Dollar weakness pushed all commodities higher on Wednesday afternoon causing shorts to be squeezed in the oil market. I am sure Bears are surprised where Oil is now given the negative sentiment on Tuesday, we are trading in a range between $35.96 and $39.64 the last nine days. If there is any weakness if the oil complex the rest of the week, look for gasoline to lead the way, as it had a lesser inventory drawdown than expected by traders.
Equities and oil are basically the same trade right now, pullbacks are bought up pushing both assets to new cycle highs in this bull run starting from mid February in both asset classes. The “God Father Algo” is orchestrating quite the profitable move for these positional traders. These type of long term highly correlated positional runs are not coincidental, always keep in mind the big picture of who is playing the Game, and how it is being played – these positional players dictate the rules for financial markets.

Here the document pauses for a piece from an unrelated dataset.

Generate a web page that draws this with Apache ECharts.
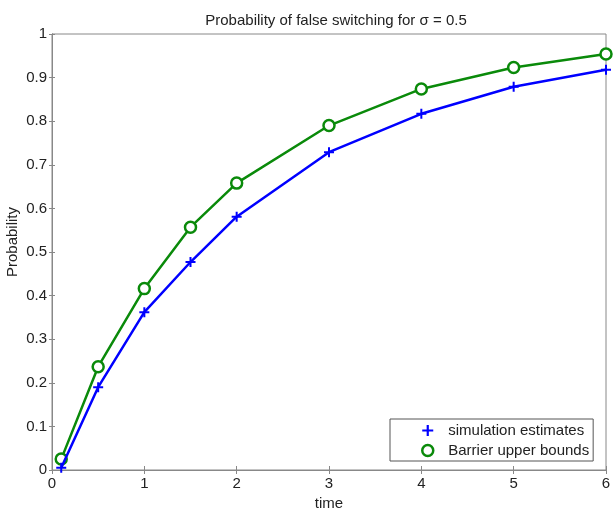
<!DOCTYPE html>
<html>
<head>
    <meta charset="utf-8">
    <title>false switching</title>
    <script src="https://cdn.jsdelivr.net/npm/echarts@6/dist/echarts.min.js"></script>
</head>
<body style="margin:0">
    <div id="main" style="width: 613px;height:508px;"></div>
    <script type="text/javascript">
        var times = [0.1, 0.5, 1, 1.5, 2, 3, 4, 5, 6];
        var simEstimates = [0.005, 0.19, 0.362, 0.477, 0.581, 0.729, 0.817, 0.879, 0.918];
        var barrierBounds = [0.025, 0.237, 0.416, 0.557, 0.658, 0.79, 0.874, 0.923, 0.954];
        var xTicks = [0, 1, 2, 3, 4, 5, 6];
        var yTicks = [0, 0.1, 0.2, 0.3, 0.4, 0.5, 0.6, 0.7, 0.8, 0.9, 1];

        var font = 'Liberation Sans, Arial, sans-serif';
        var axisColor = '#888';
        var textColor = '#222';
        var plusPath = 'path://M4,0H6V4H10V6H6V10H4V6H0V4H4Z';

        function pairs(xs, ys) {
            return xs.map(function (x, i) { return [x, ys[i]]; });
        }

        var myChart = echarts.init(document.getElementById('main'));
        var option = {
            animation: false,
            backgroundColor: '#fff',
            title: {
                text: 'Probability of false switching for \u03c3 = 0.5',
                left: 331, top: 8, textAlign: 'center',
                textStyle: {fontFamily: font, fontSize: 15, fontWeight: 'normal', color: textColor}
            },
            grid: {left: 52, right: 7, top: 34, bottom: 38, outerBoundsMode: 'none',
                show: true, borderColor: axisColor, borderWidth: 1, backgroundColor: '#fff'},
            legend: {
                left: 390, top: 419, width: 205,
                orient: 'vertical',
                backgroundColor: '#fff',
                borderColor: '#555', borderWidth: 1,
                padding: [4, 4, 3, 31],
                itemWidth: 11, itemHeight: 11, itemGap: 5,
                textStyle: {fontFamily: font, fontSize: 15, color: textColor, padding: [0, 0, 0, 10]},
                data: [
                    {name: 'simulation estimates', icon: plusPath, itemStyle: {color: '#0000ff', borderWidth: 0}},
                    {name: 'Barrier upper bounds', icon: 'circle',
                     itemStyle: {color: '#fff', borderColor: '#0a8a0a', borderWidth: 2.5}}
                ]
            },
            xAxis: [{
                type: 'value', min: 0, max: 6, interval: 1,
                name: 'time', nameLocation: 'middle', nameGap: 24,
                nameTextStyle: {fontFamily: font, fontSize: 15, color: textColor},
                axisLine: {lineStyle: {color: axisColor}},
                axisTick: {inside: true, length: 4, lineStyle: {color: axisColor}},
                axisLabel: {fontFamily: font, fontSize: 15, color: textColor, margin: 6,
                    formatter: function (v) { return xTicks.indexOf(v) >= 0 ? String(v) : ''; }},
                splitLine: {show: false}
            }, {
                type: 'value', min: 0, max: 6, interval: 1, position: 'top',
                axisLine: {show: true, lineStyle: {color: axisColor}},
                axisTick: {show: true, inside: true, length: 4, lineStyle: {color: axisColor}},
                axisLabel: {show: false}, splitLine: {show: false}
            }],
            yAxis: [{
                type: 'value', min: 0, max: 1, interval: 0.1,
                name: 'Probability', nameLocation: 'middle', nameGap: 32, nameMoveOverlap: false,
                nameTextStyle: {fontFamily: font, fontSize: 15, color: textColor, padding: [0, 0, 0, 20]},
                axisLine: {show: true, lineStyle: {color: axisColor}},
                axisTick: {show: true, inside: false, length: 3, lineStyle: {color: axisColor}},
                axisLabel: {fontFamily: font, fontSize: 15, color: textColor, margin: 5,
                    formatter: function (v) {
                        var r = +v.toFixed(1);
                        return yTicks.indexOf(r) >= 0 ? String(r) : '';
                    }},
                splitLine: {show: false}
            }, {
                type: 'value', min: 0, max: 1, interval: 0.1, position: 'right',
                axisLine: {show: true, lineStyle: {color: axisColor}},
                axisTick: {show: true, inside: false, length: 3, lineStyle: {color: axisColor}},
                axisLabel: {show: false}, splitLine: {show: false}
            }],
            series: [{
                name: 'simulation estimates',
                type: 'line',
                data: pairs(times, simEstimates),
                symbol: plusPath, symbolSize: 10,
                lineStyle: {color: '#0000ff', width: 2.5},
                itemStyle: {color: '#0000ff'},
                z: 3
            }, {
                name: 'Barrier upper bounds',
                type: 'line',
                data: pairs(times, barrierBounds),
                symbol: 'circle', symbolSize: 11,
                lineStyle: {color: '#0a8a0a', width: 2.5},
                itemStyle: {color: '#fff', borderColor: '#0a8a0a', borderWidth: 2.5},
                z: 2
            }]
        };
        myChart.setOption(option);
    </script>
</body>
</html>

Always know who your “Overlord” is and what they are doing if you want to make money in this game. The Overlord in financial markets are the big positional traders who were building sizable positions in multiple asset classes when oil was getting hammered everyday under $30 a barrel.
The same patterns happen year after year for a reason, market tells give you insight into the thinking and methodology of the big game players. Look to currency markets for many of the clues as often carry trades in part accompany these long term structural trades as the funding source for providing extra juice in the trade.